I am not sure that is correct. I have something of a vested interest
in saying that, since during my time as High Commissioner we published
a booklet, for which there seemed to be some basis, called "Growing
Closer Together", about trans-Tasman relations. We pointed to increasing
travel between the two countries – 1.5 million journeys a year –; the
ever-increasing integration of the two economies; common sporting competitions
at lower-than-national level in rugby, soccer and rugby league; the
complex and pervasive web of inter-actions between individuals and institutions
in the two countries, covering almost every field of endeavour; and
finally the simple fact of personal and family links. Commonly used
figures have 450,000 New Zealanders, of whom about 60,000 are Maori,
living in Australia. That figure alone seems to me to point to pretty
extensive "affinities".
"But I think what may have attenuated is a sense of shared purpose
or common enterprise. Differences over defence, which Australians think
is a basic responsibility of a national government, are well known.
On that I thought the speech by Hugh White to the Foreign Policy School
in Dunedin illustrated a very developed position, essentially reporting,
in a rather elegiac tone, the end of a shared strategic view between
the two countries – despite New Zealand’s highly valued peace-keeping
roles in Bougainville and East Timor. I think many New Zealanders have
been socialised into accepting the peacekeeping view of defence, to
the extent that they rather resent what we would regard as more orthodox
views.
"In the economic sphere there have been disappointments for both
sides as well. There is a basic difference in that Australians generally
regard economic integration as essentially completed, while New Zealanders
are frustrated at difficulties in finishing off what they see as some
"unfinished business" of CER (though Prime Ministers Howard and Shipley
made major progress on mutual investment). Despite keen advocacy by
people like Arthur Grimes there is no consensus in either country on
a common currency or on proceeding to closer economic integration; although,
as noted, some New Zealanders want to see some matters "completed",
or at least tidied up.
"Disappointments are not all one way. Years of advocacy of a common
stock exchange by the former Chairman of the ASX, Maurice Newman, eventually
came to nothing. And I think Australians noted that when Air New Zealand
was going through its turmoil earlier this year, one New Zealand reaction
reported in the Australian media was "any partner but Qantas". CER did
not seem to count for much then. And of course the readiness of Air
New Zealand’s Board to see Ansett go to the wall shocked Australians.

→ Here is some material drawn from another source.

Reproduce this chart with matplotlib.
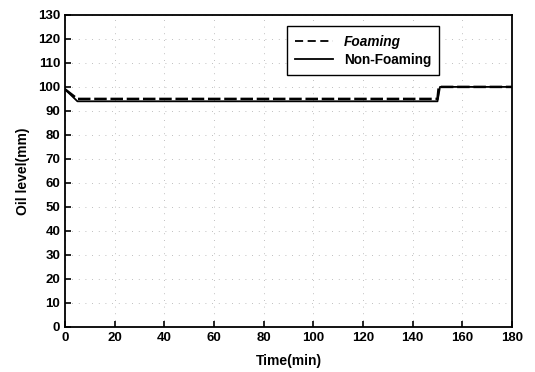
import matplotlib
matplotlib.use("Agg")
from matplotlib import pyplot as plt

plt.rcParams['font.family'] = ['Liberation Sans', 'DejaVu Sans']
plt.rcParams['font.weight'] = 'bold'

# oil level readings (mm) vs time (min)
t_foam = [0, 5, 10, 30, 60, 90, 120, 150, 150.5, 180]
lvl_foam = [99, 95, 95, 95, 95, 95, 95, 95, 100, 100]
t_nonfoam = [0, 5, 10, 30, 60, 90, 120, 150, 151, 180]
lvl_nonfoam = [99, 94, 94, 94, 94, 94, 94, 94, 100, 100]

xticks = list(range(0, 181, 20))
yticks = list(range(0, 131, 10))

fig = plt.figure(figsize=(5.35, 3.72), dpi=100)
ax = fig.add_axes([0.1215, 0.121, 0.8355, 0.839])

ax.plot(t_foam, lvl_foam, color='black', linestyle=(0, (5, 1.5)), linewidth=1.8, label='Foaming')
ax.plot(t_nonfoam, lvl_nonfoam, color='black', linestyle='-', linewidth=1.3, label='Non-Foaming')

ax.set_xlim(0, 180)
ax.set_ylim(0, 130)
ax.set_xticks(xticks)
ax.set_yticks(yticks)
ax.tick_params(direction='in', length=4, width=1.2, labelsize=9.5, top=False, right=False)
for lab in ax.get_xticklabels() + ax.get_yticklabels():
    lab.set_fontweight('bold')
ax.grid(True, linestyle=(0, (1, 7)), color='#aaaaaa', linewidth=0.6)
for s in ax.spines.values():
    s.set_linewidth(1.3)

ax.set_xlabel('Time(min)', fontsize=10, fontweight='bold', labelpad=7)
ax.set_ylabel('Oil level(mm)', fontsize=10, fontweight='bold', labelpad=6)

leg = ax.legend(loc='upper left', bbox_to_anchor=(0.481, 0.985), fancybox=False,
                edgecolor='black', framealpha=1, fontsize=9.8, handlelength=2.8,
                borderpad=0.6, labelspacing=0.3)
leg.get_frame().set_linewidth(1.0)
leg.get_texts()[0].set_fontstyle('italic')
leg.get_lines()[0].set_linestyle((0, (4.5, 2.5)))
leg.get_lines()[0].set_linewidth(1.3)

fig.savefig('out.png', dpi=100)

"There are important entries on the other side of the ledger,
of course. For example, Prime Minister Clark, when announcing New Zealand’s
much appreciated willingness to assist in our asylum-seeker problem,
referred to Australia as New Zealand’s oldest and closest friend.
"But I think an early task is to establish whether there is a
constituency for the kind of sustained drive towards a study of each
other’s circumstances and attitudes that you envisage. To me it is obvious
that there are a great many people in both countries completely at ease
with citizens of the other, in terms of business or personal dealings.
I think the kind of exchange scheme you foreshadow, particularly focussing
on young people, are an excellent idea and could and should attract
support. But I’m less sure how large the constituency is for the kind
of seminar program you have in mind. What would be the stated context,
purpose and goal that would be compelling on both sides of the Tasman
– compelling enough to overcome, to put it bluntly, New Zealand ambivalence,
Australian acceptance of the status quo, and the ever-present pressures
on time, attention and money?
"In other words, why should individuals on either side of the
Tasman devote time to a better understanding of, for example, each other’s
attitudes to national identity, or regional security, or the Pacific,
in the absence of a belief, or acceptance, that we have important and
current shared purposes to pursue. Short of that, why not study the
same things in relations to, say, Indonesia or the United States? And
do we have a common enterprise in progress? I think we have a number
of valuable specific ones, especially in the Pacific - Bougainville,
East Timor, The Solomons - but I’m not sure we share an over-arching
goal capable of catching people’s imagination, as we had when the CER
was being created.
"If that is true, in the absence of a compelling rationale, and
at this time of corporate cut-backs, fund-raising would be the more
difficult. In that context, and despite your strong reservations about
bureaucratic funding, I wonder whether you are not letting the two governments
off too lightly. Reading through the activities you have in mind, it
struck me that a lot of them would have fallen well within the sphere
of activities of the Australia-New Zealand Foundation.
"In Australia, Federal Government funding for what can broadly
be described as "cultural relations", including exchanges, sponsorships
and so on, is typically provided through bilateral foundations, as we
have, for example, with Japan and Korea and used to have with New Zealand.
But shortly before I arrived in Wellington the New Zealand Government
decided to cease supporting the ANZ Foundation, presumably on the basis
that there was no need for it. Our government supported it unilaterally
for a time, but in the end inevitably withdrew its support also.
"On a related point, in considering possible joint work on some
relatively specialised topics, I wonder if you have had in mind the
work of the ANZ Association for the Advancement of Science, which as
I understand it covers a wide field and holds regular conferences."
So there you have
… a proposal, and a reaction to it. We now need to know whether it
is to greeted by a deafening yawn or whether there are people prepared
to engage in seeing if individuals and dollars can be found to bring
it to fruition. Over to you, readers!